Task to complete
From the entries below, copy every line where the string "that" appears.

Extracted information
+++

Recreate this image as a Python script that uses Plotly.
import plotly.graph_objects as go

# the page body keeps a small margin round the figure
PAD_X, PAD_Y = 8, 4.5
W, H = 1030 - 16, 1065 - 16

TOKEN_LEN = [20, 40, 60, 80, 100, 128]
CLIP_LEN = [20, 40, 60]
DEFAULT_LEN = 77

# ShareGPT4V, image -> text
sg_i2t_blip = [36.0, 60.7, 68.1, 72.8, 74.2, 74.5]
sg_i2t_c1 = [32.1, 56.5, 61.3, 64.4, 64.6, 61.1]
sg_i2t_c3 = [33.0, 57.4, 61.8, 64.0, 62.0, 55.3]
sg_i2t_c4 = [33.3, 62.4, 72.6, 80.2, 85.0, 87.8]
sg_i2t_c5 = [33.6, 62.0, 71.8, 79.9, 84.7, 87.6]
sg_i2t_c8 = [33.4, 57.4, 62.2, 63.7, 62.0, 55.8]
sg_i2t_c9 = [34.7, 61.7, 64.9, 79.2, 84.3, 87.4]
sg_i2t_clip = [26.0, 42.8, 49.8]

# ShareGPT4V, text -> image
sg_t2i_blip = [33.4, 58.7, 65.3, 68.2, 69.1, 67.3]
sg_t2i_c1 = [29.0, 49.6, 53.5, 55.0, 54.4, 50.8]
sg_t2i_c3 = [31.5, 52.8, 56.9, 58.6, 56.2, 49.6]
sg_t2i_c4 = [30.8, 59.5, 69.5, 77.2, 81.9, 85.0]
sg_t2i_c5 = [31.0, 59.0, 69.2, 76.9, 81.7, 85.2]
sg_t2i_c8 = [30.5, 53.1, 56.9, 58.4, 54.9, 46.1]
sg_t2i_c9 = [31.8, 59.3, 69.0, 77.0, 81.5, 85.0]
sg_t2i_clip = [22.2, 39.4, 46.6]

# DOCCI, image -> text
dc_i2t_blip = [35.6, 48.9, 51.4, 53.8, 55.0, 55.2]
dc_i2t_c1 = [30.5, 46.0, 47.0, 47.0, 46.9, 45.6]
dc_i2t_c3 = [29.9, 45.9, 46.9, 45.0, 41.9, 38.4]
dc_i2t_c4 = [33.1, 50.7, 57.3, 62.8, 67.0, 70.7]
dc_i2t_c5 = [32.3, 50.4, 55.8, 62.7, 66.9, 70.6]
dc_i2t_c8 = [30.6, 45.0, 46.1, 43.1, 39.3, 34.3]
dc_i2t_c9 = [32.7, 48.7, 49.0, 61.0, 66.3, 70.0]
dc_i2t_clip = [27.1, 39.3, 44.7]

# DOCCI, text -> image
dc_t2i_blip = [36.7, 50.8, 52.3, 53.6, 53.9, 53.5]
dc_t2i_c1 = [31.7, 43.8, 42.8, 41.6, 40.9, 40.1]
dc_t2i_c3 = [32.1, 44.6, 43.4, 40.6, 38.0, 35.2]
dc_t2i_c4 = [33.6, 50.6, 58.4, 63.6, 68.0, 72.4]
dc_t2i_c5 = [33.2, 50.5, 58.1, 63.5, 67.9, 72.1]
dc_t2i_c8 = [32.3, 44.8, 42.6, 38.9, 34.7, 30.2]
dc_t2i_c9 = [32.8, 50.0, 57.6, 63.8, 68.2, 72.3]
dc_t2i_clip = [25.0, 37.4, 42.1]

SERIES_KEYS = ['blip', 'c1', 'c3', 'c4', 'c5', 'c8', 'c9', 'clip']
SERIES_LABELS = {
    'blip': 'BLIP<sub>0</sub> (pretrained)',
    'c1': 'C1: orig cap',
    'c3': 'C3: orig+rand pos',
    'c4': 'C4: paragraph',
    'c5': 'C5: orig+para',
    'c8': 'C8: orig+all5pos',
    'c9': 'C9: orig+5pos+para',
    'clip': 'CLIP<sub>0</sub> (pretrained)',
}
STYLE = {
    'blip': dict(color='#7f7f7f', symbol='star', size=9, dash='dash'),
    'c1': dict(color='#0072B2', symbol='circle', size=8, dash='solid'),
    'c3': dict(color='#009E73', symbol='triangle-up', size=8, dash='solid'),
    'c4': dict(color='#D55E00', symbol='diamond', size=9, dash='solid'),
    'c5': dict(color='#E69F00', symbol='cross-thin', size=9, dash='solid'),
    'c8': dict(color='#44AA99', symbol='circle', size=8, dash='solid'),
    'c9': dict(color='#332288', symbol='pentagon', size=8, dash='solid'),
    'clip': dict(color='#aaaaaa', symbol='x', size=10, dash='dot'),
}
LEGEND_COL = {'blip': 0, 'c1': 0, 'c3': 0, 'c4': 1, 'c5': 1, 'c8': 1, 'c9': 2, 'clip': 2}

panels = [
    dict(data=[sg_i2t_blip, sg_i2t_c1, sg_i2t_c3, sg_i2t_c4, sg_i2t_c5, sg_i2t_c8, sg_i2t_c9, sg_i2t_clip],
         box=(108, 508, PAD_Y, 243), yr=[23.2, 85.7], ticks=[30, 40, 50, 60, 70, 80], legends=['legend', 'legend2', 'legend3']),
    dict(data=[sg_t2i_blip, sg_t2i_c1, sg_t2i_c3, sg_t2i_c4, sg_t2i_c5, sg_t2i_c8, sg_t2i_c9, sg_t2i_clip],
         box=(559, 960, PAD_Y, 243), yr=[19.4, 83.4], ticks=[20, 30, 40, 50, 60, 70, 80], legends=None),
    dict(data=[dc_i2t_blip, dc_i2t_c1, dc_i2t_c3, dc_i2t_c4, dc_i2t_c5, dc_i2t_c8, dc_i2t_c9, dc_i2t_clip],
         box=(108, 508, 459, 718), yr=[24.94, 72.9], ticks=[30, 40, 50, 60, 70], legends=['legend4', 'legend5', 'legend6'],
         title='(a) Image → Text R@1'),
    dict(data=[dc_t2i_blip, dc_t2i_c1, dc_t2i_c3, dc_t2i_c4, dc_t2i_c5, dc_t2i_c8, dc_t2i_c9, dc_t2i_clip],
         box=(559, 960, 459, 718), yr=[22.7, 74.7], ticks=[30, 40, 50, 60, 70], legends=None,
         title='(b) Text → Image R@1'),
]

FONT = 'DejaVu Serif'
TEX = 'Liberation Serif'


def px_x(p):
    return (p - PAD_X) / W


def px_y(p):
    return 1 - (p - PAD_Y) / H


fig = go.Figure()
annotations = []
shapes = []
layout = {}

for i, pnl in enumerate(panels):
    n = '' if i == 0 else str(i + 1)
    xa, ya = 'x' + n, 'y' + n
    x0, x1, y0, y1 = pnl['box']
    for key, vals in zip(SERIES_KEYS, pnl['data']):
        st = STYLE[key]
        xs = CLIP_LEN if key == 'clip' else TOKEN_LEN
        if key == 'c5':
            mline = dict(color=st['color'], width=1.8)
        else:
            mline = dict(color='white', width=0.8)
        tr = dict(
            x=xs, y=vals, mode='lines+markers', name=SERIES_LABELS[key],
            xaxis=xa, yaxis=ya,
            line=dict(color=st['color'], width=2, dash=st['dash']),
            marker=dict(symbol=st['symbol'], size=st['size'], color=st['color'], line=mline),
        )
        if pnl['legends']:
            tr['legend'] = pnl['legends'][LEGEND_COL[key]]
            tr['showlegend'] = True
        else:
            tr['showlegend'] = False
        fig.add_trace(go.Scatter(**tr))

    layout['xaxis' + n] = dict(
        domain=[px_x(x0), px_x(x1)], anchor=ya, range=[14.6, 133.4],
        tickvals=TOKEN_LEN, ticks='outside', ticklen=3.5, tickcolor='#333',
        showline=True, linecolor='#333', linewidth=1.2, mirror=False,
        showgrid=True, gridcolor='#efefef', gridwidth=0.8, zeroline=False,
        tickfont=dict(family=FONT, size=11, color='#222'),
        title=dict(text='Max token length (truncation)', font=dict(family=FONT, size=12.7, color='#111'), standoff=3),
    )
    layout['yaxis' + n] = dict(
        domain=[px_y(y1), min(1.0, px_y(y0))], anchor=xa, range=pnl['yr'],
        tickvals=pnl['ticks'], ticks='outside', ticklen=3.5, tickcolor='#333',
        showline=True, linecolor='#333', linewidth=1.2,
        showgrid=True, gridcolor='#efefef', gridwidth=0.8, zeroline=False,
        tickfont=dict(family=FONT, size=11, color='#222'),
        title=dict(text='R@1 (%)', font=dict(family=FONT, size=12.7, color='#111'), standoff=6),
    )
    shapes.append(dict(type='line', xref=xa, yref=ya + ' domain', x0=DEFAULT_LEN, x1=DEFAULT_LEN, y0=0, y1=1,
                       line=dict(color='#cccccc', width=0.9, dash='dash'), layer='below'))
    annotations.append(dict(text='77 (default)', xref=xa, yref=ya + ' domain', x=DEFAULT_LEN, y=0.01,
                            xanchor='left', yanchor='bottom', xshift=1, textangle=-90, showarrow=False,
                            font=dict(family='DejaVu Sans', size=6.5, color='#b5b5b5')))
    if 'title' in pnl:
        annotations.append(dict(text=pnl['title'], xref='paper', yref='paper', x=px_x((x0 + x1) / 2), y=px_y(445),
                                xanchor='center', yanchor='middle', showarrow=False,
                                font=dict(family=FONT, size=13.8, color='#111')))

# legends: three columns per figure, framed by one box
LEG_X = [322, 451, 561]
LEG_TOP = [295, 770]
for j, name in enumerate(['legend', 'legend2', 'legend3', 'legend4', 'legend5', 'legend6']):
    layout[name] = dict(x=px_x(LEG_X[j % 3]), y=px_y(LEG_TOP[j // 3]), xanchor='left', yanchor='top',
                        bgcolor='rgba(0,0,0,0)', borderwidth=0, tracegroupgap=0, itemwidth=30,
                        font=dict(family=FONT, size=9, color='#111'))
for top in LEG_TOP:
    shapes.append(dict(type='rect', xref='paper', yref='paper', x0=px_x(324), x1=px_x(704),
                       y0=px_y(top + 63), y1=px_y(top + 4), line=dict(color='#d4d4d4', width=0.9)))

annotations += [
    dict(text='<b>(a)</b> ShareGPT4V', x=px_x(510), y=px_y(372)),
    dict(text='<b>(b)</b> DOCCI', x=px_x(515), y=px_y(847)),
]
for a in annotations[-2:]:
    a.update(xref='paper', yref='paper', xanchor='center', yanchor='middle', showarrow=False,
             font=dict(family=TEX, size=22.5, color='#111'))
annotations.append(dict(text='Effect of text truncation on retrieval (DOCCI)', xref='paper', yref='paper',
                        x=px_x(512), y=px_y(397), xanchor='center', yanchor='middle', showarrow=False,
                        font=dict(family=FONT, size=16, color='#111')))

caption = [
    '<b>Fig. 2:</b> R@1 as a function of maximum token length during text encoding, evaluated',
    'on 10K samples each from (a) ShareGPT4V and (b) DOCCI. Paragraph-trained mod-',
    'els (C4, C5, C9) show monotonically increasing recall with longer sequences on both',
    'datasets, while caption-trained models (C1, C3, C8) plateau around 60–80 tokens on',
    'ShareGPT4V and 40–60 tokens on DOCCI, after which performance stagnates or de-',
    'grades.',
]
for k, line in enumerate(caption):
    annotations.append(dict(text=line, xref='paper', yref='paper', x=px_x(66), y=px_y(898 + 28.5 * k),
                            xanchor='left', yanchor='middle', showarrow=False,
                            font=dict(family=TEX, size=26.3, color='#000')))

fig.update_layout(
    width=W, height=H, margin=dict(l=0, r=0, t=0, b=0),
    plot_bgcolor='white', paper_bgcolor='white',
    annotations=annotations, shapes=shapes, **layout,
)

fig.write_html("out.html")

+++

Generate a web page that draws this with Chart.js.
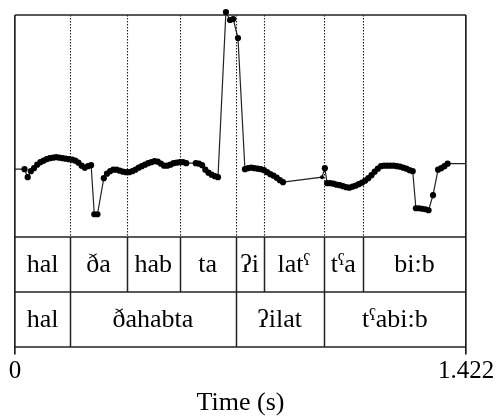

+++

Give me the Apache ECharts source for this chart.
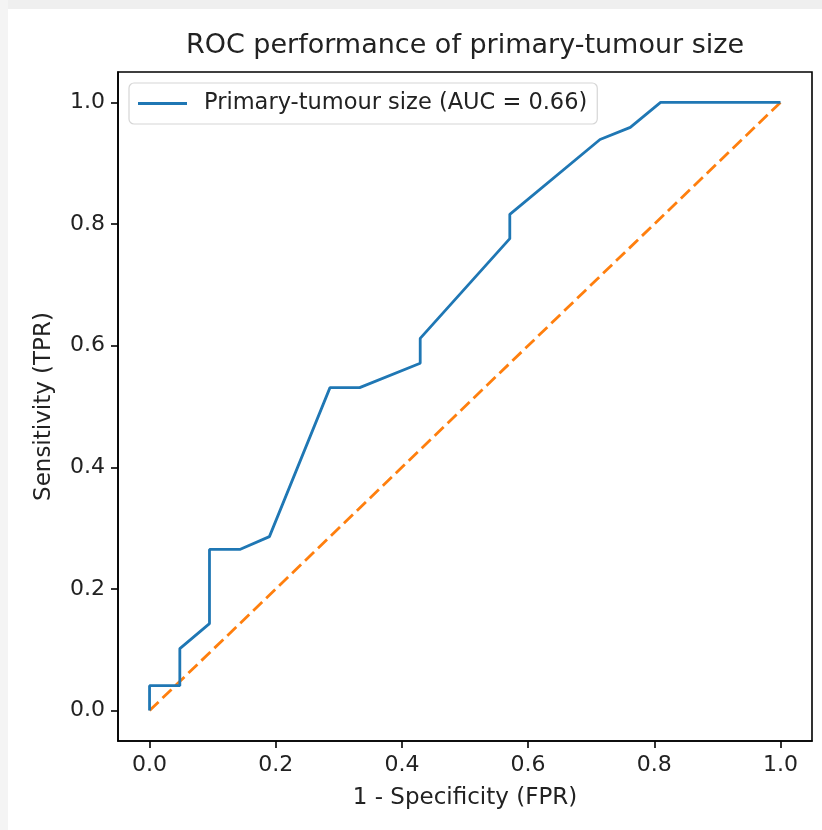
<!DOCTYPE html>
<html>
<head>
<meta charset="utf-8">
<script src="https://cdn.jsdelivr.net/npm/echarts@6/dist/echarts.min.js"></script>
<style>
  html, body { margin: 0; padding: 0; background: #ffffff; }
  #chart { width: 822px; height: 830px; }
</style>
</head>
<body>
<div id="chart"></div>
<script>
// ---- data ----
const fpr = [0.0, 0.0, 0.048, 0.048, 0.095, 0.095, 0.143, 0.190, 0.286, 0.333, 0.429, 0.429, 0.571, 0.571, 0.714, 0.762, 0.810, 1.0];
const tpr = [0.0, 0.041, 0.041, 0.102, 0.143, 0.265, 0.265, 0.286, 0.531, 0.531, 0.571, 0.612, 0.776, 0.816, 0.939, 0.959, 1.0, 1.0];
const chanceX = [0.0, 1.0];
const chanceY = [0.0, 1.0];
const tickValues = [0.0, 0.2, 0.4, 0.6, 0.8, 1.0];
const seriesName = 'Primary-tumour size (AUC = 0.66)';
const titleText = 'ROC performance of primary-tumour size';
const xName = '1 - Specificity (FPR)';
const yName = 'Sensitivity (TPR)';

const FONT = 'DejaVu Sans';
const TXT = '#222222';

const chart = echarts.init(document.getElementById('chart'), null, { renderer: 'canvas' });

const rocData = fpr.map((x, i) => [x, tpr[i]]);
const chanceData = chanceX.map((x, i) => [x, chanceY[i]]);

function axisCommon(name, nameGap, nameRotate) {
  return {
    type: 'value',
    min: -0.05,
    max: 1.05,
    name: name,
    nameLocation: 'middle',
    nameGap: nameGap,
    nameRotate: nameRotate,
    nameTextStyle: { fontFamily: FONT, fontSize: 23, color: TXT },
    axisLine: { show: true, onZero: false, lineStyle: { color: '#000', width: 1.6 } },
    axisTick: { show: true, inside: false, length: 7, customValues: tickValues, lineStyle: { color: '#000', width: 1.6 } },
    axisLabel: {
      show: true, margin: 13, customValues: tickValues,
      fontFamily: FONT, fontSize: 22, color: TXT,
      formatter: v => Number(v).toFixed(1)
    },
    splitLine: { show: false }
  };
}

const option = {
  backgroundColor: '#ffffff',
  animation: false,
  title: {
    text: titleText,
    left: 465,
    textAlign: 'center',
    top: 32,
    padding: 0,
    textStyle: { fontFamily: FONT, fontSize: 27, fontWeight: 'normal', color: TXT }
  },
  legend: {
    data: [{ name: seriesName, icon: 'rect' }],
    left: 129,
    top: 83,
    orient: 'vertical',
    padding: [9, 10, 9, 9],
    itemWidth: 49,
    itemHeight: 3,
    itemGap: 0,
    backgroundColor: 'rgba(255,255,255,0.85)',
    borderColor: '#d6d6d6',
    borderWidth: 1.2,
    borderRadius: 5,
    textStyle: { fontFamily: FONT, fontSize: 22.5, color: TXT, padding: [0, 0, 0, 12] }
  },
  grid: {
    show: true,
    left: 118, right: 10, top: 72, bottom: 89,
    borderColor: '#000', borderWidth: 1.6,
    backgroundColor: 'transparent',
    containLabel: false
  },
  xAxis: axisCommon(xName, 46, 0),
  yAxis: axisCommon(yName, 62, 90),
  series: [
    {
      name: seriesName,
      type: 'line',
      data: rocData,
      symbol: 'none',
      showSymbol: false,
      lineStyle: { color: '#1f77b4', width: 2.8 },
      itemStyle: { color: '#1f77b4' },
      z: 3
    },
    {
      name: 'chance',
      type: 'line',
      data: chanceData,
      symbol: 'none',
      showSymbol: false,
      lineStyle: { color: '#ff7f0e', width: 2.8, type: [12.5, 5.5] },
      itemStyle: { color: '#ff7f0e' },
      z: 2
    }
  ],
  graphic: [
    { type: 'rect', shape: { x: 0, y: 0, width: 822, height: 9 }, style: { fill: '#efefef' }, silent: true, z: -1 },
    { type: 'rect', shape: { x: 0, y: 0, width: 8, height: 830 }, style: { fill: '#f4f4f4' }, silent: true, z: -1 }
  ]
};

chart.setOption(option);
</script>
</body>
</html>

+++

Output for this task
Recreate this image as a Python script that uses Plotly.
Generate a web page that draws this with Chart.js.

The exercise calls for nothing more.